A film shortlisted for this month’s Hackney Film Festival highlights the radioactive hazards unearthed on the site where the world’s greatest athletes will compete next year.

Made by London Fields resident Mike Wells, Gold Dust raises concern that radioactive dust could have been released into the atmosphere during excavation of the Olympic Park.

Featuring author Iain Sinclair reading from his latest novel Ghost Milk and Open Dalston campaigner, lawyer Bill Parry Davies accompanying him on the saxophone, the eight-minute film raises questions about the 2.5km2 site which has been used as an industrial rubbish dump for at least a century.

Illegal dumping of toxic waste was commonplace in the 1950s and early 1960s when the site was home to several dirty industries working with thorium and radium, and it even housed a nuclear reactor where the East End’s Queen Mary University carried out experiments.

Although the Radioactive Substances Act of 1960 tightened the law, dumping was allowed to continue for another three years.

“You could not nominate in all of London more challenging ground for a landscape blitz,” declares Iain Sinclair in the film.

Mike Wells hopes to make a longer film about radioactive contamination of the park if he can secure funding, based on information he has gleaned through Freedom of Information requests over the last four years.
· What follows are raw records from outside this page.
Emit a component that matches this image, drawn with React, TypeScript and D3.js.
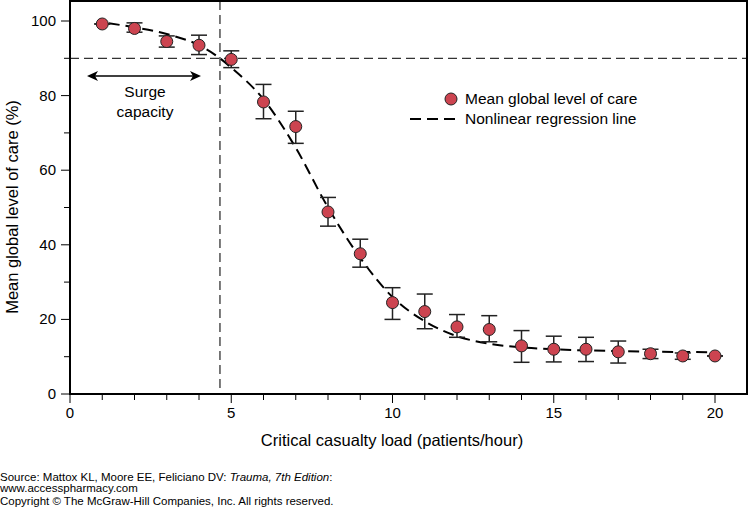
import React from "react";
import * as d3 from "d3";

const xs = [1,2,3,4,5,6,7,8,9,10,11,12,13,14,15,16,17,18,19,20];
const means = [99.2,98,94.5,93.5,89.7,78.3,71.7,48.8,37.6,24.5,22.1,18,17.3,12.9,12,12,11.3,10.8,10.2,10.2];
const lows = [99.2,97,93,91,87.5,73.8,67.2,45,34,20,17.5,15.2,14,8.5,8.6,8.7,8.3,9.5,9.3,10.2];
const highs = [99.2,99.5,96,96.2,92,83,75.8,52.7,41.5,28.5,26.8,21.3,21,17,15.5,15.2,14.2,12,11,10.2];
const fitX = [1.2,2,3,4,4.65,5,6,7,8,9,10,11,12,13,14,15,17,20];
const fitY = [99.4,98.3,96.5,93.5,90,87.5,79,66,50,36.5,26,19.5,15.5,13.5,12.5,12,11.5,11.2];
const xTicks = [0,5,10,15,20];
const yTicks = [0,20,40,60,80,100];

export default function App() {
  const x = d3.scaleLinear().domain([0, 20]).range([70, 715]);
  const y = d3.scaleLinear().domain([0, 100]).range([394, 21]);
  const line = d3.line<number>().x((_, i) => x(fitX[i])).y((d) => y(d)).curve(d3.curveMonotoneX);
  const font = "Liberation Sans, Arial, sans-serif";
  return (
    <svg width={749} height={508} style={{ position: "absolute", left: 0, top: 0 }} fontFamily={font}>
      <rect x={0} y={0} width={749} height={508} fill="#fff" />
      {d3.range(0, 21).map((t) => (
        <line key={"xt" + t} x1={x(t)} x2={x(t)} y1={394} y2={t % 5 === 0 ? 403 : 400} stroke="#000" strokeWidth={1} />
      ))}
      {d3.range(0, 101, 10).map((t) => (
        <line key={"yt" + t} x1={t % 20 === 0 ? 61 : 64} x2={70} y1={y(t)} y2={y(t)} stroke="#000" strokeWidth={1} />
      ))}
      {xTicks.map((t) => (
        <text key={"xl" + t} x={x(t)} y={418} textAnchor="middle" fontSize={15}>{t}</text>
      ))}
      {yTicks.map((t) => (
        <text key={"yl" + t} x={56} y={y(t) + 5} textAnchor="end" fontSize={15}>{t}</text>
      ))}
      <text x={392} y={446} textAnchor="middle" fontSize={16.5}>Critical casualty load (patients/hour)</text>
      <text transform="translate(18,207) rotate(-90)" textAnchor="middle" fontSize={16.5}>Mean global level of care (%)</text>
      <line x1={70} x2={747} y1={y(90)} y2={y(90)} stroke="#333" strokeWidth={1.3} strokeDasharray="9,5" />
      <line x1={x(4.65)} x2={x(4.65)} y1={1} y2={394} stroke="#333" strokeWidth={1.3} strokeDasharray="9,5" />
      <path d={line(fitY) || ""} fill="none" stroke="#000" strokeWidth={2} strokeDasharray="11,6" />
      {xs.map((v, i) => (
        <g key={"e" + i} stroke="#222" strokeWidth={1.5}>
          <line x1={x(v)} x2={x(v)} y1={y(lows[i])} y2={y(highs[i])} />
          <line x1={x(v) - 8} x2={x(v) + 8} y1={y(lows[i])} y2={y(lows[i])} />
          <line x1={x(v) - 8} x2={x(v) + 8} y1={y(highs[i])} y2={y(highs[i])} />
        </g>
      ))}
      {xs.map((v, i) => (
        <circle key={"c" + i} cx={x(v)} cy={y(means[i])} r={6} fill="#cc4450" stroke="#222" strokeWidth={1} />
      ))}
      <rect x={70} y={1} width={677} height={393} fill="none" stroke="#000" strokeWidth={2} />
      <line x1={90} x2={198} y1={76} y2={76} stroke="#000" strokeWidth={1.3} />
      <path d="M87,76 L98,71 L95,76 L98,81 Z" fill="#000" />
      <path d="M201,76 L190,71 L193,76 L190,81 Z" fill="#000" />
      <text x={145} y={97} textAnchor="middle" fontSize={15.5}>Surge</text>
      <text x={145} y={117} textAnchor="middle" fontSize={15.5}>capacity</text>
      <circle cx={451} cy={99} r={6} fill="#cc4450" stroke="#222" strokeWidth={1} />
      <text x={465} y={104} fontSize={15.5}>Mean global level of care</text>
      <line x1={410} x2={456} y1={119} y2={119} stroke="#000" strokeWidth={2} strokeDasharray="11,6" />
      <text x={465} y={124} fontSize={15.5}>Nonlinear regression line</text>
      <text x={0} y={481} fontSize={11.5}>Source: Mattox KL, Moore EE, Feliciano DV: <tspan fontStyle="italic">Trauma, 7th Edition</tspan>:</text>
      <text x={0} y={492} fontSize={11.5}>www.accesspharmacy.com</text>
      <text x={0} y={505} fontSize={11.5}>Copyright © The McGraw-Hill Companies, Inc. All rights reserved.</text>
    </svg>
  );
}
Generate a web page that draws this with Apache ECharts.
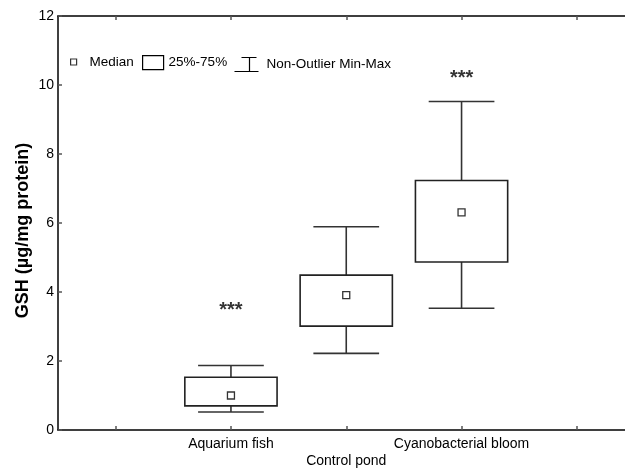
<!DOCTYPE html>
<html>
<head>
<meta charset="utf-8">
<script src="https://cdn.jsdelivr.net/npm/echarts@6/dist/echarts.min.js"></script>
<style>html,body{margin:0;padding:0;background:#fff}#c{width:625px;height:470px}</style>
</head>
<body>
<div id="c"></div>
<script>
const categories = ['', 'Aquarium fish', 'Control pond', 'Cyanobacterial bloom', ''];
const groups = ['Aquarium fish', 'Control pond', 'Cyanobacterial bloom'];
const mins = [0.52, 2.22, 3.53];
const q1s = [0.70, 3.01, 4.87];
const medians = [1.0, 3.91, 6.31];
const q3s = [1.53, 4.49, 7.23];
const maxs = [1.87, 5.89, 9.52];
const starGroups = ['Aquarium fish', 'Cyanobacterial bloom'];
const starValues = [3.58, 10.3];
const yTicks = [0, 2, 4, 6, 8, 10, 12];

const FONT = '"Liberation Sans", Arial, Helvetica, sans-serif';
const chart = echarts.init(document.getElementById('c'));

const legendText = { fontFamily: FONT, fontSize: 13.5, color: '#000' };
const option = {
  animation: false,
  grid: { left: 58, width: 576.5, top: 16, height: 414, outerBoundsMode: 'none', containLabel: false },
  legend: [
    { left: 70, top: 55, padding: 0, selectedMode: false, itemWidth: 14, itemHeight: 6, textStyle: legendText,
      data: [{ name: 'Median', icon: 'path://M0,0 L6,0 L6,6 L0,6 Z M14,3', itemStyle: { color: '#fff', borderColor: '#000', borderWidth: 1.2 } }] },
    { left: 142, top: 55, padding: 0, selectedMode: false, itemWidth: 21, itemHeight: 14, textStyle: legendText,
      data: [{ name: '25%-75%', icon: 'rect', itemStyle: { color: '#fff', borderColor: '#000', borderWidth: 1.2 } }] },
    { left: 232, top: 55, padding: 0, selectedMode: false, itemWidth: 27, itemHeight: 14, textStyle: legendText,
      data: [{ name: 'Non-Outlier Min-Max', icon: 'path://M7,0 L22,0 M15,0 L15,14 M0,14 L24,14 M27,7', itemStyle: { color: 'none', borderColor: '#000', borderWidth: 1.2 } }] }
  ],
  xAxis: [
    { type: 'category', data: categories, boundaryGap: true, position: 'bottom',
      axisLine: { lineStyle: { color: '#000', width: 1.5 } },
      axisTick: { show: true, inside: true, alignWithLabel: true, interval: 0, length: 4, lineStyle: { color: '#555', width: 1.5 } },
      axisLabel: { interval: 0, margin: 6, fontFamily: FONT, fontSize: 14, color: '#000', lineHeight: 17,
        formatter: v => v === 'Control pond' ? '\n' + v : v },
      splitLine: { show: false } },
    { type: 'category', data: categories, boundaryGap: true, position: 'top',
      axisLine: { lineStyle: { color: '#000', width: 1.5 } },
      axisTick: { show: true, inside: true, alignWithLabel: true, interval: 0, length: 4, lineStyle: { color: '#555', width: 1.5 } },
      axisLabel: { show: false }, splitLine: { show: false } }
  ],
  yAxis: {
    type: 'value', min: yTicks[0], max: yTicks[yTicks.length - 1], interval: 2,
    name: 'GSH (µg/mg protein)', nameLocation: 'middle', nameGap: 26, nameRotate: 90, nameMoveOverlap: false,
    nameTextStyle: { fontFamily: FONT, fontSize: 18, fontWeight: 'bold', color: '#000', padding: [0, 15, 0, 0] },
    axisLine: { show: true, lineStyle: { color: '#000', width: 1.5 } },
    axisTick: { show: true, inside: true, length: 4, lineStyle: { color: '#555', width: 1.5 } },
    axisLabel: { margin: 4, fontFamily: FONT, fontSize: 14, color: '#000' },
    splitLine: { show: false }
  },
  series: [
    { name: 'Non-Outlier Min-Max', type: 'custom', xAxisIndex: 0,
      data: groups.map((g, i) => [g, mins[i], q1s[i], q3s[i], maxs[i]]),
      renderItem: (params, api) => {
        const x = api.value(0);
        const pMin = api.coord([x, api.value(1)]);
        const pQ1 = api.coord([x, api.value(2)]);
        const pQ3 = api.coord([x, api.value(3)]);
        const pMax = api.coord([x, api.value(4)]);
        const half = api.size([1, 0])[0] * 0.57 / 2;
        const st = { stroke: '#333', lineWidth: 1.6 };
        return { type: 'group', children: [
          { type: 'line', shape: { x1: pMin[0], y1: pMin[1], x2: pQ1[0], y2: pQ1[1] }, style: st },
          { type: 'line', shape: { x1: pQ3[0], y1: pQ3[1], x2: pMax[0], y2: pMax[1] }, style: st },
          { type: 'line', shape: { x1: pMin[0] - half, y1: pMin[1], x2: pMin[0] + half, y2: pMin[1] }, style: st },
          { type: 'line', shape: { x1: pMax[0] - half, y1: pMax[1], x2: pMax[0] + half, y2: pMax[1] }, style: st }
        ] };
      } },
    { name: '25%-75%', type: 'custom', xAxisIndex: 0,
      data: groups.map((g, i) => [g, q1s[i], q3s[i]]),
      renderItem: (params, api) => {
        const x = api.value(0);
        const pLo = api.coord([x, api.value(1)]);
        const pHi = api.coord([x, api.value(2)]);
        const w = api.size([1, 0])[0] * 0.8;
        return { type: 'rect', shape: { x: pHi[0] - w / 2, y: pHi[1], width: w, height: pLo[1] - pHi[1] },
          style: { fill: '#fff', stroke: '#222', lineWidth: 1.6 } };
      } },
    { name: 'Median', type: 'scatter', xAxisIndex: 0, symbol: 'rect', symbolSize: 7,
      itemStyle: { color: '#fff', borderColor: '#000', borderWidth: 1.3 },
      data: groups.map((g, i) => [g, medians[i]]), z: 5 },
    { name: 'Significance', type: 'scatter', xAxisIndex: 0, symbolSize: 1,
      itemStyle: { color: 'rgba(0,0,0,0)' },
      label: { show: true, position: 'inside', formatter: '***', offset: [0, 4], fontFamily: FONT, fontSize: 20, fontWeight: 'bold', color: '#000' },
      data: starGroups.map((g, i) => [g, starValues[i]]) }
  ]
};
chart.setOption(option);
</script>
</body>
</html>
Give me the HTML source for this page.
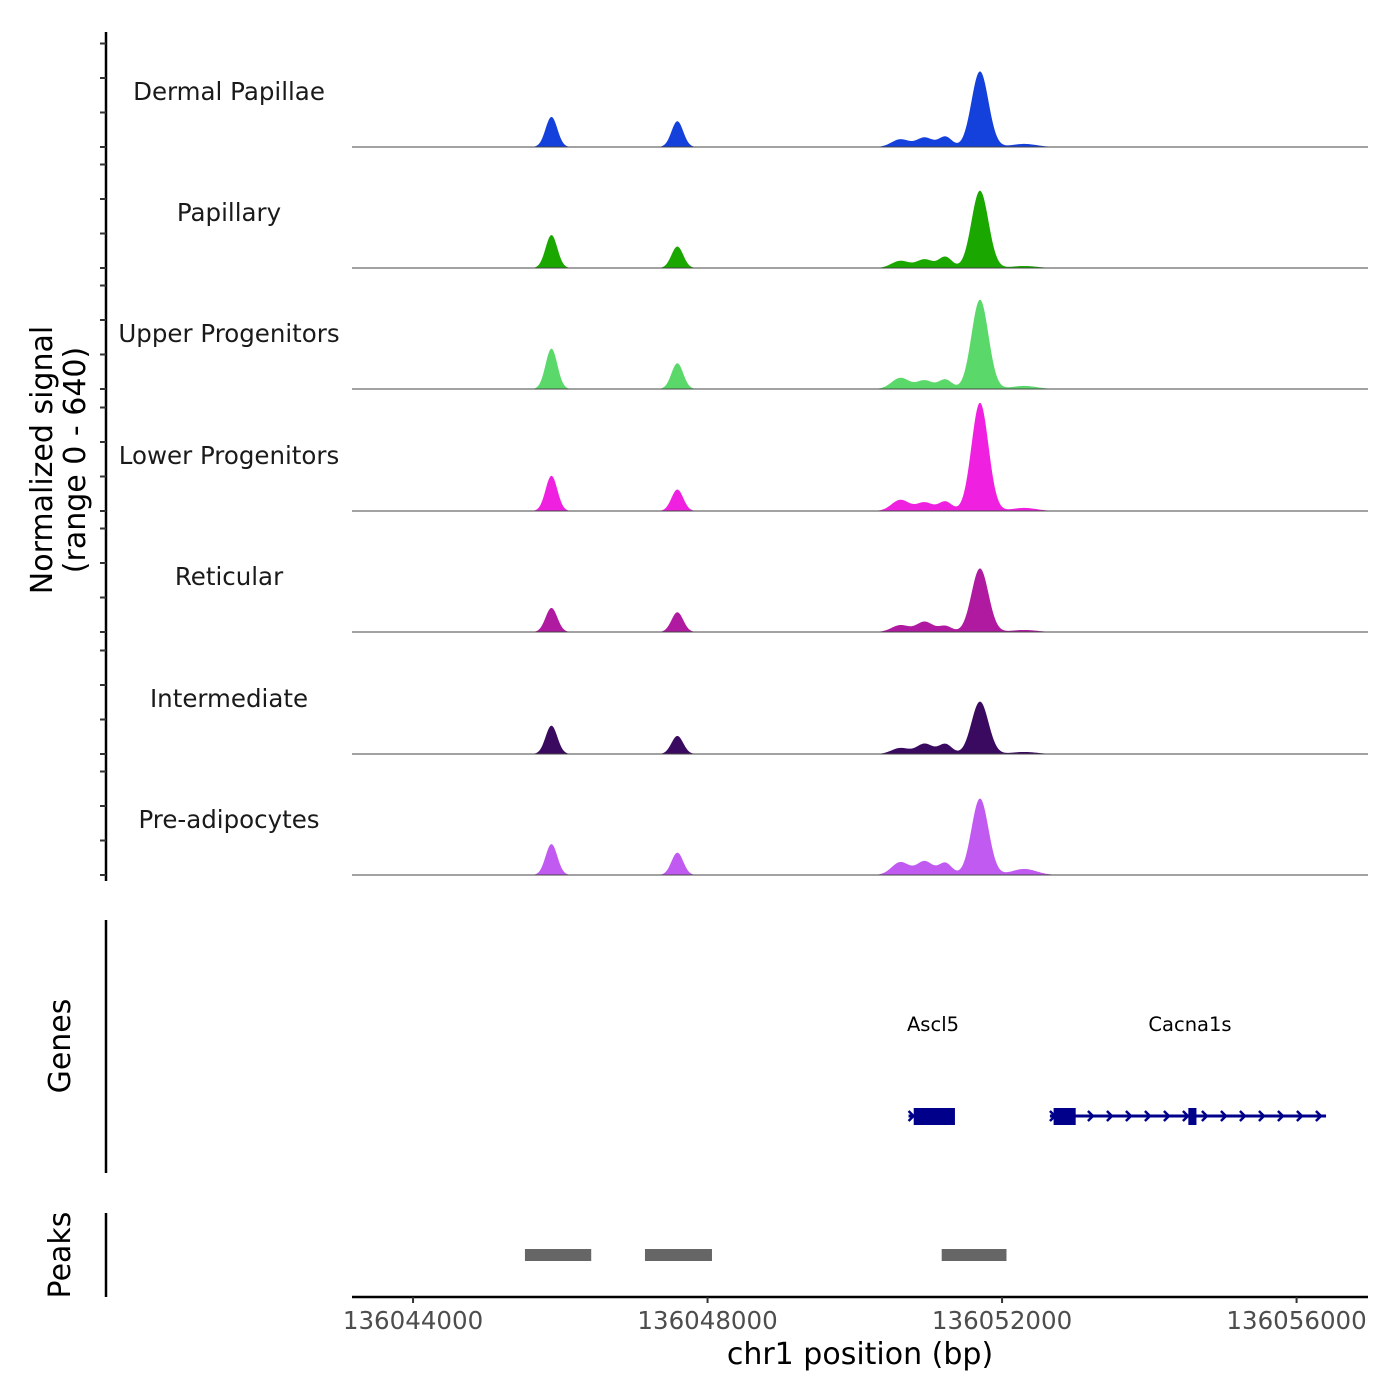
<!DOCTYPE html>
<html><head><meta charset="utf-8"><style>
html,body{margin:0;padding:0;background:#fff;}
svg{display:block;font-family:"DejaVu Sans","Liberation Sans",sans-serif;}
</style></head>
<body>
<svg id="chart" width="1400" height="1400" viewBox="0 0 1400 1400">
<rect width="1400" height="1400" fill="#fff"/>
<g id="tracks"></g>
<g id="yaxis"></g>
<text transform="translate(52,460) rotate(-90)" text-anchor="middle" font-size="30" fill="#000">Normalized signal</text>
<text transform="translate(85,460) rotate(-90)" text-anchor="middle" font-size="30" fill="#000">(range 0 - 640)</text>
<line x1="106" y1="920" x2="106" y2="1173" stroke="#000" stroke-width="2.5"/>
<text transform="translate(70,1046) rotate(-90)" text-anchor="middle" font-size="30">Genes</text>
<line x1="106" y1="1213" x2="106" y2="1297" stroke="#000" stroke-width="2.5"/>
<text transform="translate(70,1255) rotate(-90)" text-anchor="middle" font-size="30">Peaks</text>
<g id="genes"></g>
<g id="peaks"></g>
<g id="xaxis"></g>
<text x="860" y="1364" text-anchor="middle" font-size="30">chr1 position (bp)</text>
</svg>
<script>
const trackNames = ["Dermal Papillae","Papillary","Upper Progenitors","Lower Progenitors","Reticular","Intermediate","Pre-adipocytes"];
const trackColors = ["#1440dc","#1aa800","#5ad86a","#f020e0","#b01aa0","#3a0a60","#c05af0"];
const peakCenters = [136045880,136047590,136050620,136050950,136051230,136051700,136052300];
const peakWidths = [80,80,120,110,90,115,170];
const sigDermal = [175,150,45,55,60,440,18];
const sigPapillary = [192,125,42,50,65,450,12];
const sigUpper = [235,150,65,50,55,520,18];
const sigLower = [205,125,65,50,55,630,18];
const sigReticular = [140,115,40,60,35,370,12];
const sigIntermediate = [165,105,35,60,58,305,12];
const sigPreadipo = [180,130,75,80,70,445,35];
const trackSignals = [sigDermal,sigPapillary,sigUpper,sigLower,sigReticular,sigIntermediate,sigPreadipo];
const xTicks = [136044000,136048000,136052000,136056000];
const peakStarts = [136045520,136047150,136051180];
const peakEnds = [136046420,136048060,136052060];
const geneNames = ["Ascl5","Cacna1s"];
const geneStarts = [136050730,136052650];
const geneEnds = [136051260,136056400];
const exonStarts = [136050800,136052700,136054530];
const exonEnds = [136051360,136053000,136054640];

const NS="http://www.w3.org/2000/svg";
const X0=352,X1=1368,D0=136043171,D1=136056970;
const xs=v=>X0+(v-D0)/(D1-D0)*(X1-X0);
const baselines=[147,268,389,511,632,754,875];
const ys=(v,b)=>b-v/640*110;
function mk(tag,attrs,parent){const e=document.createElementNS(NS,tag);for(const k in attrs)e.setAttribute(k,attrs[k]);parent.appendChild(e);return e;}
const tracks=document.getElementById('tracks');
trackNames.forEach((name,i)=>{
  const b=baselines[i];
  const g=mk('g',{},tracks);
  
  
  let d='M'+X0+','+b;
  for(let px=X0;px<=X1;px++){
    const bp=D0+(px-X0)/(X1-X0)*(D1-D0);
    let v=0;
    peakCenters.forEach((c,j)=>{const z=(bp-c)/peakWidths[j];v+=trackSignals[i][j]*Math.exp(-0.5*z*z);});
    d+=' L'+px+','+ys(v,b).toFixed(2);
  }
  d+=' L'+X1+','+b+' Z';
  const p=mk('path',{d:d,fill:trackColors[i]},g);
  
  
  const l=mk('line',{x1:X0,x2:X1,y1:b,y2:b,stroke:'#444','stroke-width':1},g);
  
  
  const t=mk('text',{x:229,y:b-47,'text-anchor':'middle','font-size':24.5,fill:'#1a1a1a'},g);
  t.textContent=name;
  
  
});
const ya=document.getElementById('yaxis');
mk('line',{x1:106,y1:32,x2:106,y2:881,stroke:'#000','stroke-width':2.5},ya);
baselines.forEach(b=>{for(let k=0;k<4;k++){const y=b-k*34.5;const tk=mk('line',{x1:100,x2:106,y1:y,y2:y,stroke:'#333','stroke-width':2},ya);

}});
const gn=document.getElementById('genes');
geneNames.forEach((n,i)=>{
  const x1=xs(geneStarts[i]),x2=xs(geneEnds[i]);
  const ln=mk('line',{x1:x1,x2:x2,y1:1116,y2:1116,stroke:'#00008b','stroke-width':3},gn);
  
  
  for(let x=x1+3;x<x2;x+=19){const c=mk('path',{d:`M${x-3},${1111} L${x+2},${1116} L${x-3},${1121}`,fill:'none',stroke:'#00008b','stroke-width':2.5},gn);
  
  }
  const t=mk('text',{x:(i==0?933:1190),y:1031,'text-anchor':'middle','font-size':19.5},gn);
  t.textContent=n;
  
  
});
exonStarts.forEach((s,i)=>{const r=mk('rect',{x:xs(s),y:1108,width:xs(exonEnds[i])-xs(s),height:17,fill:'#00008b'},gn);

});
const pk=document.getElementById('peaks');
peakStarts.forEach((s,i)=>{const r=mk('rect',{x:xs(s),y:1249,width:xs(peakEnds[i])-xs(s),height:12,fill:'#666'},pk);

});
const xa=document.getElementById('xaxis');
mk('line',{x1:X0,x2:X1,y1:1297,y2:1297,stroke:'#000','stroke-width':2.5},xa);
xTicks.forEach(v=>{const x=xs(v);
const tk=mk('line',{x1:x,x2:x,y1:1297,y2:1303,stroke:'#333','stroke-width':2},xa);


const t=mk('text',{x:x,y:1329,'text-anchor':'middle','font-size':24.5,fill:'#4d4d4d'},xa);
t.textContent=v;

});
</script>
</body></html>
Olympic Delivery Authority (ODA) director of infrastructure and utilities Simon Wright said the ODA had always been “open and transparent” about contamination on the former industrial site.

“The clearing of the Olympic Park site was carried out in consultation with the Environment Agency, Health and Safety Executive and industry experts, with the clean-up and disposal of material meeting all relevant legislation,” he added.

The film will be screened at the Hackney Film Festival on Sunday September 18 at 7pm on the Dalston Roof Park.